So this is Colorado in 2025: Deputies trying to help federal agents enforce immigration law get punished, sued, and publicly shamed — because helping ICE is now a state-level crime.
Here’s the scene: Mesa County Deputy Alexander Zwinck pulls over a 19-year-old Brazilian nursing student for following too closely behind a semi-truck. Routine traffic stop. He lets her off with a warning. End of story, right? Nope. Minutes later, ICE arrests her for overstaying her visa — because Zwinck had shared her vehicle description and location in a group chat with a joint drug task force that included federal immigration agents.

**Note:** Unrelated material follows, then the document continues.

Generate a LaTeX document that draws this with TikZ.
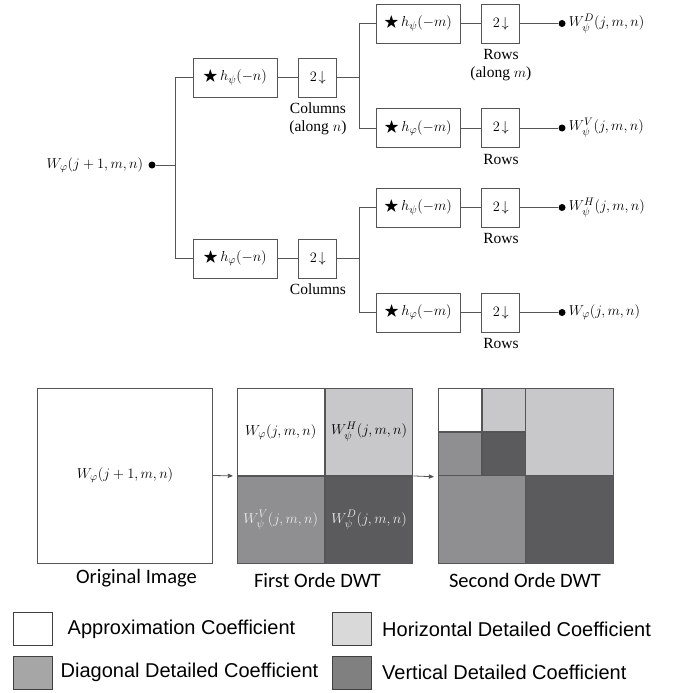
\documentclass[tikz,border=0pt]{standalone}
\usepackage{amsmath}
\usepackage{amssymb}
\usepackage{fontspec}
\setmainfont{Liberation Serif}
\newfontfamily\capfont{Carlito}
\newfontfamily\keyfont{Liberation Sans}
\usetikzlibrary{arrows,positioning}
\definecolor{linegray}{HTML}{555555}
\definecolor{hcoef}{HTML}{C8C8CA}
\definecolor{vcoef}{HTML}{8F8F92}
\definecolor{dcoef}{HTML}{5B5B5E}
\definecolor{keyh}{HTML}{D9D9D9}
\definecolor{keyd}{HTML}{A6A6A6}
\definecolor{keyv}{HTML}{808080}
\tikzset{
    %Define standard arrow tip
    >=stealth',
    %Define style for filter boxes
    filt/.style={
           rectangle,
           draw=linegray, line width=0.9pt,
           minimum width=84pt,
           minimum height=39pt,
           inner sep=0pt,
           text centered},
    down/.style={
           filt,
           minimum width=38pt},
    lbl/.style={
           inner sep=0pt,
           align=center,
           font=\fontsize{15.5}{18}\selectfont},
    dot/.style={
           circle,
           fill=black,
           inner sep=0pt,
           minimum size=7pt},
    % Define style for image squares
    sq/.style={
           rectangle,
           draw=linegray, line width=0.9pt,
           minimum size=175pt,
           inner sep=0pt},
    quad/.style={sq, minimum size=87.5pt},
    sub/.style={sq, minimum size=43.75pt},
    captext/.style={
           inner sep=0pt,
           font=\capfont\fontsize{20.5}{24}\selectfont},
    keybox/.style={
           rectangle,
           draw=black!75, line width=1pt,
           minimum width=39pt,
           minimum height=33pt,
           inner sep=0pt},
    keytext/.style={
           inner sep=0pt,
           font=\keyfont\fontsize{20}{24}\selectfont},
    % Define connector style
    wire/.style={
           draw=linegray,
           line width=0.8pt}
}

\begin{document}
\begin{tikzpicture}[x=1pt,y=-1pt,font=\fontsize{15.5}{18}\selectfont]
\useasboundingbox (0,0) rectangle (681,693);
 %input
\node[dot] (indot) at (152,165) {};
\node[inner sep=0pt, left=5pt of indot] (win) {$W_\varphi(j+1,m,n)$};
 %first stage (columns)
\node[filt] (f1) at (235,77.5) {$\bigstar\, h_\psi(-n)$};
\node[filt] (f2) at (235,258.5) {$\bigstar\, h_\varphi(-n)$};
\node[down, right=21pt of f1] (d1) {$2\!\downarrow$};
\node[down, right=21pt of f2] (d2) {$2\!\downarrow$};
\node[lbl, below=5pt of d1] (c1) {Columns\\(along $n$)};
\node[lbl, below=5pt of d2] (c2) {Columns};
 %second stage (rows)
\node[filt] (g1) at (418,23.5) {$\bigstar\, h_\psi(-m)$};
\node[filt] (g2) at (418,128) {$\bigstar\, h_\varphi(-m)$};
\node[filt] (g3) at (418,207.5) {$\bigstar\, h_\psi(-m)$};
\node[filt] (g4) at (418,312.5) {$\bigstar\, h_\varphi(-m)$};
\node[down, right=21pt of g1] (e1) {$2\!\downarrow$};
\node[down, right=21pt of g2] (e2) {$2\!\downarrow$};
\node[down, right=21pt of g3] (e3) {$2\!\downarrow$};
\node[down, right=21pt of g4] (e4) {$2\!\downarrow$};
\node[lbl, below=6pt of e1] (r1) {Rows\\(along $m$)};
\node[lbl, below=6pt of e2] (r2) {Rows};
\node[lbl, below=6pt of e3] (r3) {Rows};
\node[lbl, below=6pt of e4] (r4) {Rows};
 %outputs
\node[dot, right=38pt of e1] (o1) {};
\node[dot, right=38pt of e2] (o2) {};
\node[dot, right=38pt of e3] (o3) {};
\node[dot, right=38pt of e4] (o4) {};
\node[inner sep=0pt, right=3pt of o1] (w1) {$W_\psi^D(j,m,n)$};
\node[inner sep=0pt, right=3pt of o2] (w2) {$W_\psi^V(j,m,n)$};
\node[inner sep=0pt, right=3pt of o3] (w3) {$W_\psi^H(j,m,n)$};
\node[inner sep=0pt, right=3pt of o4] (w4) {$W_\varphi(j,m,n)$};
 %wires
\draw[wire] (indot) -- ++(23,0) coordinate (b1);
\draw[wire] (b1) |- (f1.west);
\draw[wire] (b1) |- (f2.west);
\draw[wire] (f1) -- (d1);
\draw[wire] (f2) -- (d2);
\draw[wire] (d1.east) -- ++(22,0) coordinate (b2);
\draw[wire] (d2.east) -- ++(22,0) coordinate (b3);
\draw[wire] (b2) |- (g1.west);
\draw[wire] (b2) |- (g2.west);
\draw[wire] (b3) |- (g3.west);
\draw[wire] (b3) |- (g4.west);
\foreach \i in {1,...,4}{
  \draw[wire] (g\i) -- (e\i);
  \draw[wire] (e\i) -- (o\i);
}
 %original image
\node[sq, fill=white] (orig) at (125,475.5) {$W_\varphi(j+1,m,n)$};
 %first order DWT
\node[quad, fill=white] (fa) at (280.75,431.75) {$W_\varphi(j,m,n)$};
\node[quad, fill=hcoef, right=0pt of fa] (fh) {$W_\psi^H(j,m,n)$};
\node[quad, fill=vcoef, text=white!92!black, below=0pt of fa] (fv) {$W_\psi^V(j,m,n)$};
\node[quad, fill=dcoef, text=white!92!black, right=0pt of fv] (fd) {$W_\psi^D(j,m,n)$};
 %second order DWT
\node[sub, fill=white] (sa) at (459.875,409.875) {};
\node[sub, fill=hcoef, right=0pt of sa] (sh) {};
\node[sub, fill=vcoef, below=0pt of sa] (sv) {};
\node[sub, fill=dcoef, right=0pt of sv] (sd) {};
\node[quad, fill=hcoef] (th) at (569.25,431.75) {};
\node[quad, fill=vcoef] (tv) at (481.75,519.25) {};
\node[quad, fill=dcoef] (td) at (569.25,519.25) {};
\draw[wire, ->] (orig.east) -- (fa.south west) [shorten >=4pt];
\draw[wire, ->] (fh.south east) -- (sv.south west) [shorten >=4pt];
 %captions
\node[captext] (capo) at (136.5,578) {Original Image};
\node[captext] (capf) at (317.5,580) {First Orde DWT};
\node[captext] (caps) at (525,580) {Second Orde DWT};
 %legend
\node[keybox, fill=white] (ka) at (32.5,629) {};
\node[keybox, fill=keyd] (kd) at (32.5,672.5) {};
\node[keybox, fill=keyh] (kh) at (352,629) {};
\node[keybox, fill=keyv] (kv) at (352,672.5) {};
\node[keytext, right=15pt of ka] (ta) {Approximation Coefficient};
\node[keytext, right=8pt of kd] (td2) {Diagonal Detailed Coefficient};
\node[keytext, right=10pt of kh] (th2) {Horizontal Detailed Coefficient};
\node[keytext, right=10pt of kv] (tv2) {Vertical Detailed Coefficient};
\end{tikzpicture}
\end{document}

That’s when the political hammer dropped. Colorado Attorney General Phil Weiser — the same AG who’s made a career out of turning Colorado into a sanctuary state — sues Zwinck under a brand-new law signed just weeks earlier by Gov. Jared Polis. That law makes it illegal for local cops to share identifying information with federal immigration authorities, even if the feds are dealing with visa violators or criminals.
Zwinck gets slapped with a three-week unpaid suspension. Another deputy, Erik Olson, also gets hit with discipline for doing the same thing. Supervisors are reprimanded. And Weiser? He says he acted on “blatant violations of state law.”

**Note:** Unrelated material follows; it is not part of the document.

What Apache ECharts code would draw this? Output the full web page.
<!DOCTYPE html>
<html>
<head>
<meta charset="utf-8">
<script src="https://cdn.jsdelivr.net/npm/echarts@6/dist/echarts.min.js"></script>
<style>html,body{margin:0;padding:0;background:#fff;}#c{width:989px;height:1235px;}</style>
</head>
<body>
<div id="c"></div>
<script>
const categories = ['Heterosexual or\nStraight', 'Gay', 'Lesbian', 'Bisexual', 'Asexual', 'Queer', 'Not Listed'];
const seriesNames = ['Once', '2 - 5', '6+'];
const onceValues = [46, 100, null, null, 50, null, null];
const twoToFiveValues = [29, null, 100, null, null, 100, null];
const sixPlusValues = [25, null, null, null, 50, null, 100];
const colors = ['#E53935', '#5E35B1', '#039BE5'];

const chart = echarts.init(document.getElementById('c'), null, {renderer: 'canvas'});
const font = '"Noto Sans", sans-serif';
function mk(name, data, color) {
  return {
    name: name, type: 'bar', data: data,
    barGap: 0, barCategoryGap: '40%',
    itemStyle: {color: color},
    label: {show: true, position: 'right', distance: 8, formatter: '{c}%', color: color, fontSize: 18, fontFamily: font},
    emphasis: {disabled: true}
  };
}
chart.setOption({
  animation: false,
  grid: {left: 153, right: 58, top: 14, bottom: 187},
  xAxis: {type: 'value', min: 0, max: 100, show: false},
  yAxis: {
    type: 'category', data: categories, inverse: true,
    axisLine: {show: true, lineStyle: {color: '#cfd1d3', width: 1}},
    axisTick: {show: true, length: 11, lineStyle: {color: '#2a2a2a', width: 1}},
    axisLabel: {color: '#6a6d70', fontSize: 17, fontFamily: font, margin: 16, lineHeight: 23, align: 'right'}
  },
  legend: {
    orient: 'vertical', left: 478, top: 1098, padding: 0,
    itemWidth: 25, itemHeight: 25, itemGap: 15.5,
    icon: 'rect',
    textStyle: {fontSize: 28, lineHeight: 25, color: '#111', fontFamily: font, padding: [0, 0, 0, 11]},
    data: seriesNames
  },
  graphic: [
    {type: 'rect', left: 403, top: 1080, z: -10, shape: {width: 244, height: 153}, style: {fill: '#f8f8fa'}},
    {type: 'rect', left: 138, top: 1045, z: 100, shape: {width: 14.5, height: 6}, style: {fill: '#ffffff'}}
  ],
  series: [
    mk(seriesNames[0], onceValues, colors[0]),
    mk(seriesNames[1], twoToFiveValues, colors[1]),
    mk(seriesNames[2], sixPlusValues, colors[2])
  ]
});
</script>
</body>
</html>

Blatant violations? Or blatant politics?
This is where it gets absurd: These deputies say they thought they were following standard procedure. Olson even testified that it was “routine for ICE to show up on the back end of a traffic stop to do their thing.” In other words, this wasn’t some rogue operation — this was how joint task forces have worked for years.
But Colorado Democrats keep moving the goalposts. First, they limited state agency cooperation with ICE. Now they’ve extended the ban to local governments. The DOJ is already suing Colorado over these sanctuary policies, saying they violate federal law, but that hasn’t slowed anyone down.
Mesa County Sheriff Todd Rowell called out the AG for suing before his own internal investigation was done, calling the move “demoralizing” for law enforcement. And he’s right — how are deputies supposed to do their jobs if they risk lawsuits for simply sharing information with other agencies on a multi-jurisdictional task force?